Creating Virtual Environments from the Command Line#

For simple environments with a small number of packages, you can create an environment named mamba_env (or any name of your choosing) in your $HOME directory with

mamba create -n mamba_env python=3.9 package1 package2 package3

The -n tells Mamba what to name the environment. Here, we request Python version 3.9 and the packages package1 package2 package3 which are the packages you’d like to install (e.g. numpy, tensorflow, pandas, etc.). In general, it is a good idea install all the packages at the same time because Conda will do a better job of resolving dependencies.

Creating Virtual Environments From environment.yml File#

For environments that contain more than a few packages, we suggest creating a environment.yml file (note, you can name the file anything you’d like, but it is common practice to call it environment.yml.)

The basic structure of the environment.yml is:

name: mamba_env
channels:
  - conda-forge
dependencies:
  - python>=3.9
  - package1
  - package2
  - package3
  - pip
  - pip:
    - pip_package1
    - -r requirements.txt

The name field is what the created environment will be called (it can be anything you like, but we again use the name mamba_env for the example).

The next section is channels, which are the repositories where Mamba will look for the requested packages. Mamba prioritizes the channels from the top down, so in this case Mamba will prefer the package in conda-forge (typically the packages in the conda-forge are more up to date.)

The next section is dependencies and this is where you should list all of the packages you would like to install. If you have packages that need to be installed with pip, you should include pip in the dependencies as above and you can list the specific packages like the above as pip_package1, etc. and/or you can have all the pip packages in a requirements.txt file.

Once you have made the environment.yml file, you can create the environment with:

mamba env create -f environment.yml -n mamba_env

Examples#

The following are examples of how you might start to build your environment for a few different usage cases. These are the source files we use on the web portal, if you choose to build a custom environment from the form.

It is likely that these will not meet the needs of any specific use case, but you can add or remove packages as needed for your particular needs.

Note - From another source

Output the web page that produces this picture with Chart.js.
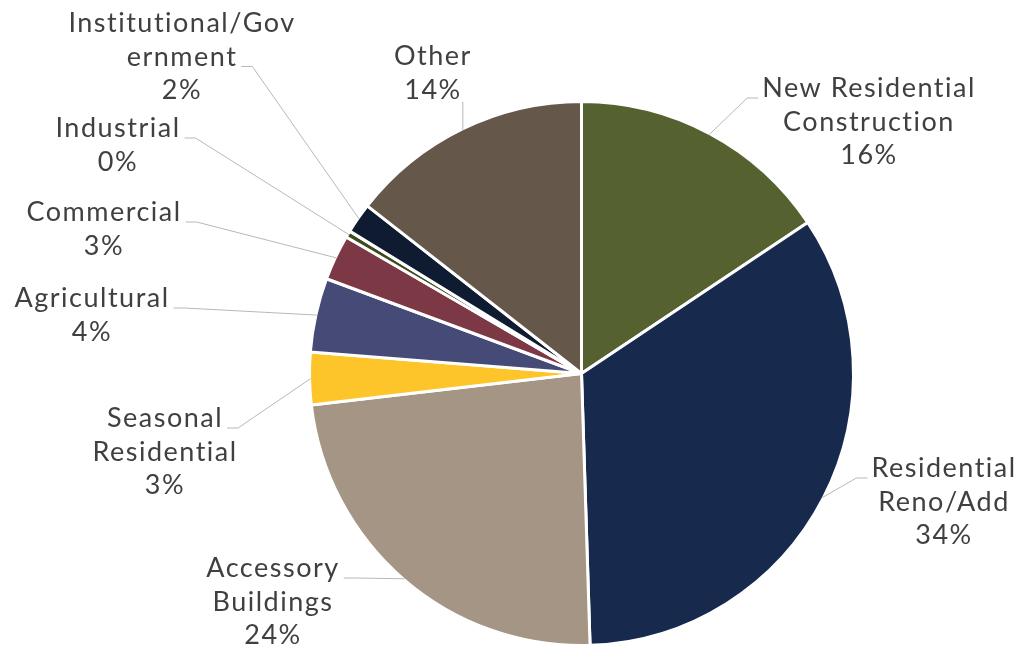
<!DOCTYPE html>
<html>
<head>
<meta charset="utf-8">
<script src="https://cdn.jsdelivr.net/npm/chart.js@4/dist/chart.umd.min.js"></script>
<style>
  html, body { margin: 0; padding: 0; background: #fff; }
  #wrap { width: 1025px; height: 647px; }
</style>
</head>
<body>
<div id="wrap"><canvas id="permitChart"></canvas></div>
<script>
// permit types, clockwise from 12 o'clock
const categories = [
  "New Residential Construction", "Residential Reno/Add", "Accessory Buildings",
  "Seasonal Residential", "Agricultural", "Commercial", "Industrial",
  "Institutional/Government", "Other"
];
// how each label is broken over lines on the chart
const labelLines = [
  ["New Residential", "Construction"], ["Residential", "Reno/Add"], ["Accessory", "Buildings"],
  ["Seasonal", "Residential"], ["Agricultural"], ["Commercial"], ["Industrial"],
  ["Institutional/Gov", "ernment"], ["Other"]
];
// share of permits (%)
const shares = [15.6, 33.8, 23.6, 3.1, 4.4, 2.7, 0.4, 1.8, 14.4];
const sliceColors = [
  "#556230", "#172a4e", "#a59584", "#fdc52a", "#464a76",
  "#7c3845", "#3c4a1c", "#0f1b30", "#66574b"
];

// where the label text sits (centre x, first baseline) and which side the leader leaves from
const labelPos = [
  { x: 869, y: 97,  side: "right", line: 0 },
  { x: 944, y: 477, side: "right", line: 0 },
  { x: 273, y: 577, side: "left",  line: 0 },
  { x: 165, y: 427, side: "left",  line: 0 },
  { x: 92,  y: 307, side: "left",  line: 0 },
  { x: 104, y: 221, side: "left",  line: 0 },
  { x: 118, y: 137, side: "left",  line: 0 },
  { x: 182, y: 32,  side: "left",  line: 1 },
  { x: 433, y: 65,  side: "below", line: 1 }
];
const lineGap = 33.5;

const sliceLabels = {
  id: "sliceLabels",
  afterDatasetsDraw(chart) {
    const ctx = chart.ctx;
    const meta = chart.getDatasetMeta(0);
    const total = shares.reduce((a, b) => a + b, 0);
    ctx.save();
    ctx.font = "27px Lato";
    ctx.letterSpacing = "1.5px";
    ctx.textAlign = "center";
    ctx.textBaseline = "alphabetic";
    meta.data.forEach((arc, i) => {
      const p = arc.getProps(["x", "y", "startAngle", "endAngle", "outerRadius"], true);
      const mid = (p.startAngle + p.endAngle) / 2;
      const ax = p.x + Math.cos(mid) * (p.outerRadius - 1);
      const ay = p.y + Math.sin(mid) * (p.outerRadius - 1);
      const pos = labelPos[i];
      const lines = labelLines[i].concat([Math.round(shares[i] / total * 100) + "%"]);

      // leader line
      ctx.strokeStyle = "#b8b8b8";
      ctx.lineWidth = 1;
      ctx.beginPath();
      if (pos.side === "below") {
        ctx.moveTo(ax, pos.y + pos.line * lineGap + 3);
        ctx.lineTo(ax, ay);
      } else {
        const w = ctx.measureText(lines[pos.line]).width;
        const sy = pos.y + pos.line * lineGap + 1;
        const dir = pos.side === "left" ? 1 : -1;
        const sx = pos.x + dir * (w / 2 + 4);
        ctx.moveTo(sx, sy);
        ctx.lineTo(sx + dir * 11, sy);
        ctx.lineTo(ax, ay);
      }
      ctx.stroke();

      ctx.fillStyle = "#404040";
      lines.forEach((t, k) => ctx.fillText(t, pos.x, pos.y + k * lineGap));
    });
    ctx.restore();
  }
};

new Chart(document.getElementById("permitChart"), {
  type: "pie",
  data: {
    labels: categories,
    datasets: [{
      data: shares,
      backgroundColor: sliceColors,
      borderColor: "#ffffff",
      borderWidth: 3
    }]
  },
  options: {
    responsive: true,
    maintainAspectRatio: false,
    animation: false,
    layout: { padding: { left: 307, right: 169, top: 100, bottom: -2 } },
    plugins: {
      legend: { display: false },
      tooltip: { enabled: false }
    }
  },
  plugins: [sliceLabels]
});
</script>
</body>
</html>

Example of an environment for data science, datascience.yml.
Example of an environment for bioinformatics, bioinformatics.yml.
Example of an environment for machine learning with SKLearn, sklearn.yml.
Example of an environment for R, r.yml

Using the HPC Portal#

If you are running interactive sessions through the portal using JupyterLab, you need to have JupyterLab installed in your environment. If it is not, the portal will not allow that environment to be used.

Your Mamba environment should appear in the drop down list of Python Environments. If it is greyed out, that means that you need to install JupyterLab in the environment.

Using a base#

module load miniforge/24.11.2-1
mamba activate mamba_env

to the Custom environment settings field on the portal. It should look like:

Interactively from the terminal#

If you are running programs interactively from the terminal (e.g. using srun) just activate the virtual environment with

module load miniforge/24.11.2-1
mamba activate mamba_env

in the terminal before running any commands.

Using SBatch scripts#

If you are running programs using SBatch scripts, you should include the activation command in your script:

module load miniforge/24.11.2-1
mamba activate mamba_env

Tips and reproducibility#

In general, you should not update packages inside a Conda/Mamba environment. Instead, you should make a new environment with the versions of the packages need and verify this works before removing any old environments that are not longer needed. This is especially true if you used pip to install anything.
It is a good idea to include version numbers of the packages you want (if you know them). For example, in the above, we requested Python version 3.9 or newer. Being more specific can help speed up how long it takes to set up the environment because it will reduce the number of package version Mamba will consider.
It is best to install all of the packages when you create the environment, if possible. Mamba will do a better job of resolving dependencies.